*Short exercise*
Pictures excluded, reproduce exactly the lines below from the one with "Rebuild this chart" through the one with "const AXIS = '#9a9a9a';", both included.

*Record excerpts*
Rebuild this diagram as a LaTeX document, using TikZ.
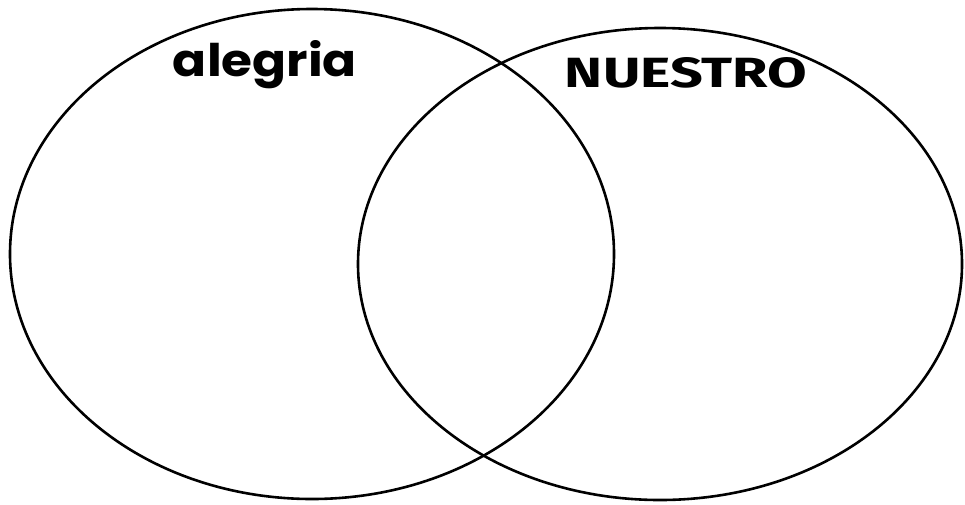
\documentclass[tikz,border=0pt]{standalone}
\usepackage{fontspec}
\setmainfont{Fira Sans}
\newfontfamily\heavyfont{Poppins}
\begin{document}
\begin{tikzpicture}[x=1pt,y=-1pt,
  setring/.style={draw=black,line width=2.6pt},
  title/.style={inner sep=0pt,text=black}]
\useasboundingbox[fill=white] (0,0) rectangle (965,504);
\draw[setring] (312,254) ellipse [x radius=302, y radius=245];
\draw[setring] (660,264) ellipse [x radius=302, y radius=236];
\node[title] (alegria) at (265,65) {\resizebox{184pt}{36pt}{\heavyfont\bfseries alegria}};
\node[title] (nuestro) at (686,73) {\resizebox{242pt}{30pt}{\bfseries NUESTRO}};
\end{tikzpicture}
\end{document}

---

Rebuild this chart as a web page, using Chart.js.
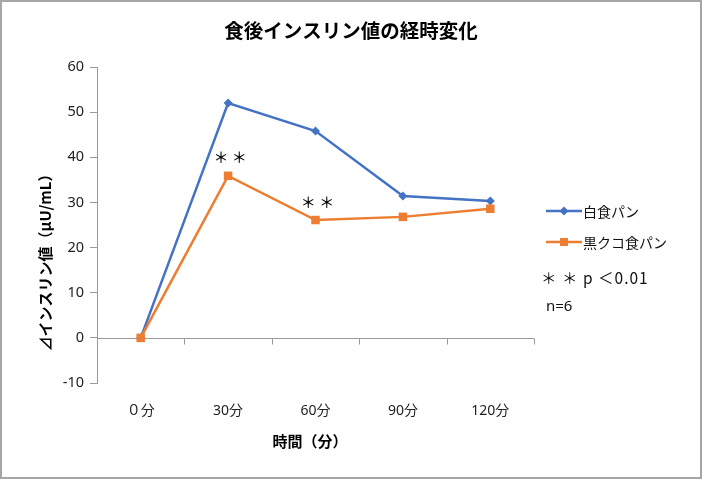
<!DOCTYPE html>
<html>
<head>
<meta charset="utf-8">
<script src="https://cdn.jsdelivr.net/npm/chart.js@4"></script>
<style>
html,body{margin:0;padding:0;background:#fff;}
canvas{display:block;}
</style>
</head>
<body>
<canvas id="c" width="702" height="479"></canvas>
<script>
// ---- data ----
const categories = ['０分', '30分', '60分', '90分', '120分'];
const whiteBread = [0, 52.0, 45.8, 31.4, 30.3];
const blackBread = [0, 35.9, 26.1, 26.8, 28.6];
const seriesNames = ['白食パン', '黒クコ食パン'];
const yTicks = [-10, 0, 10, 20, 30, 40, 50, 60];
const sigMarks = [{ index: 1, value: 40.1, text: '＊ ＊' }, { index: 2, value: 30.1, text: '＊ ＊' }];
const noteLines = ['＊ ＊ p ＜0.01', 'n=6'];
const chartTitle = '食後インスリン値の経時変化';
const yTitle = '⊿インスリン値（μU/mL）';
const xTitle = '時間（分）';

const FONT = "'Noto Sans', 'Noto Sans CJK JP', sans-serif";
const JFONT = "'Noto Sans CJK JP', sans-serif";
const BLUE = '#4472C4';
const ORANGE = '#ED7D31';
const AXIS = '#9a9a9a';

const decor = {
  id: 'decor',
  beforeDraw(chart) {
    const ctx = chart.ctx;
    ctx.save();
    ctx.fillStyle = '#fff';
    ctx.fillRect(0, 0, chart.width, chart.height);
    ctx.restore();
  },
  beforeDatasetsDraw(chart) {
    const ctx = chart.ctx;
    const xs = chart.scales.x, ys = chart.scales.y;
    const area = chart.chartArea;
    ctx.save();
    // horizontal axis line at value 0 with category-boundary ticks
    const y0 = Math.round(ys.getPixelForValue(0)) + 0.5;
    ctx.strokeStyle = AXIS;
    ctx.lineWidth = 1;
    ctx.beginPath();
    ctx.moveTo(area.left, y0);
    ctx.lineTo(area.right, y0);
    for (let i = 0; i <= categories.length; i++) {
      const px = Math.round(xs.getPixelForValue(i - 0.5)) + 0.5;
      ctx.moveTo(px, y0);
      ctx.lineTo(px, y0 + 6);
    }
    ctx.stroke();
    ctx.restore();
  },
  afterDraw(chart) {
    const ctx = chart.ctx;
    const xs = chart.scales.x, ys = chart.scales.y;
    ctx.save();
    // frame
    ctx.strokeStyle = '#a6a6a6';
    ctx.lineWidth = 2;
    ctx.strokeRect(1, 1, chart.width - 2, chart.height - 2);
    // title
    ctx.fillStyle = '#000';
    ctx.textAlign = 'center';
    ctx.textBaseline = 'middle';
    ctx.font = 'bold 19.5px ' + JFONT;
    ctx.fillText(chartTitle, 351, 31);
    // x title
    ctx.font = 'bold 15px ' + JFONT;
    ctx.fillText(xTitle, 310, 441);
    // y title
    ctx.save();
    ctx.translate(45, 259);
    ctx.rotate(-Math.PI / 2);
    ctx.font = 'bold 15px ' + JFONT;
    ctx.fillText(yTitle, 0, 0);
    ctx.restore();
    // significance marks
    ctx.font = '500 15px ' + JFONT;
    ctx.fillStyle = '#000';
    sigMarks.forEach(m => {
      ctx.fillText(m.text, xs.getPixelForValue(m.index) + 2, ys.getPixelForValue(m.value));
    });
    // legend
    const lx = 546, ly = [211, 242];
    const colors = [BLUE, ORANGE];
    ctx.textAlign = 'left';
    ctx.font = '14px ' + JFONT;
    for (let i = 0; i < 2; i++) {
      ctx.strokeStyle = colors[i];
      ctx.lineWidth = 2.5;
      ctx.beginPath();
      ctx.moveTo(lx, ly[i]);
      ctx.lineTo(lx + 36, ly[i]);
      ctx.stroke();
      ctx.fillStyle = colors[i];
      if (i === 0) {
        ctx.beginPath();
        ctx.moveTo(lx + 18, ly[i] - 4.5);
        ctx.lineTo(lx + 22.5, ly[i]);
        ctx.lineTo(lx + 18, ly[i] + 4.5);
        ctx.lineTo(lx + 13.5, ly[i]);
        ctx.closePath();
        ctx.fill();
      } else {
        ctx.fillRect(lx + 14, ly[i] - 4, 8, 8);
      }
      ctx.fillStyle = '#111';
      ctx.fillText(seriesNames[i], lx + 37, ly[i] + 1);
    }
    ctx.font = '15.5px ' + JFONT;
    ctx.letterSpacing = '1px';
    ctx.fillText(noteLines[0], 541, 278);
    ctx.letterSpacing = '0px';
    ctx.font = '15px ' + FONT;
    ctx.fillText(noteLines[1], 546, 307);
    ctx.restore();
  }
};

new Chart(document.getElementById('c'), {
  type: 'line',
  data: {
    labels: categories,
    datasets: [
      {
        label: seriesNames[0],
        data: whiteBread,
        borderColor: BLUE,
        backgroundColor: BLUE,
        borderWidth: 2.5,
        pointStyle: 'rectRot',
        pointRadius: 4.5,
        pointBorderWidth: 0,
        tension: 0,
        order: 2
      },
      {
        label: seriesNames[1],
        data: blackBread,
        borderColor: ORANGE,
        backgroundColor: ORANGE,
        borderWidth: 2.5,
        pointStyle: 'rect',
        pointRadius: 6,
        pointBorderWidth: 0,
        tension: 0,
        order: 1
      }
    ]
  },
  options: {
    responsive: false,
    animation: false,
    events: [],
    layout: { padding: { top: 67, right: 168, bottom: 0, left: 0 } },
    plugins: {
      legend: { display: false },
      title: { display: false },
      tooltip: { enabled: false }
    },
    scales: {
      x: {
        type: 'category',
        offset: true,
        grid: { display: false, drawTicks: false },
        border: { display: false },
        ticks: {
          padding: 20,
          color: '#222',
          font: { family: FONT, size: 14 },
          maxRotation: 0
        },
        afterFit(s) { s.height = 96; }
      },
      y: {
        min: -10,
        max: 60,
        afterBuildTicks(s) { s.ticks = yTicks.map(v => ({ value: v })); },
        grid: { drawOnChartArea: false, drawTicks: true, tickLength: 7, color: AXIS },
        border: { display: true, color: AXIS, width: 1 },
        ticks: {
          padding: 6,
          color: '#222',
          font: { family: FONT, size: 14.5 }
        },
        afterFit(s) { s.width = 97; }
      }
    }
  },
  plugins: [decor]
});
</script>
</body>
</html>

*Solution to this problem*
Rebuild this chart as a web page, using Chart.js.
<!DOCTYPE html>
<html>
<head>
<meta charset="utf-8">
<script src="https://cdn.jsdelivr.net/npm/chart.js@4"></script>
<style>
html,body{margin:0;padding:0;background:#fff;}
canvas{display:block;}
</style>
</head>
<body>
<canvas id="c" width="702" height="479"></canvas>
<script>
// ---- data ----
const categories = ['０分', '30分', '60分', '90分', '120分'];
const whiteBread = [0, 52.0, 45.8, 31.4, 30.3];
const blackBread = [0, 35.9, 26.1, 26.8, 28.6];
const seriesNames = ['白食パン', '黒クコ食パン'];
const yTicks = [-10, 0, 10, 20, 30, 40, 50, 60];
const sigMarks = [{ index: 1, value: 40.1, text: '＊ ＊' }, { index: 2, value: 30.1, text: '＊ ＊' }];
const noteLines = ['＊ ＊ p ＜0.01', 'n=6'];
const chartTitle = '食後インスリン値の経時変化';
const yTitle = '⊿インスリン値（μU/mL）';
const xTitle = '時間（分）';

const FONT = "'Noto Sans', 'Noto Sans CJK JP', sans-serif";
const JFONT = "'Noto Sans CJK JP', sans-serif";
const BLUE = '#4472C4';
const ORANGE = '#ED7D31';
const AXIS = '#9a9a9a';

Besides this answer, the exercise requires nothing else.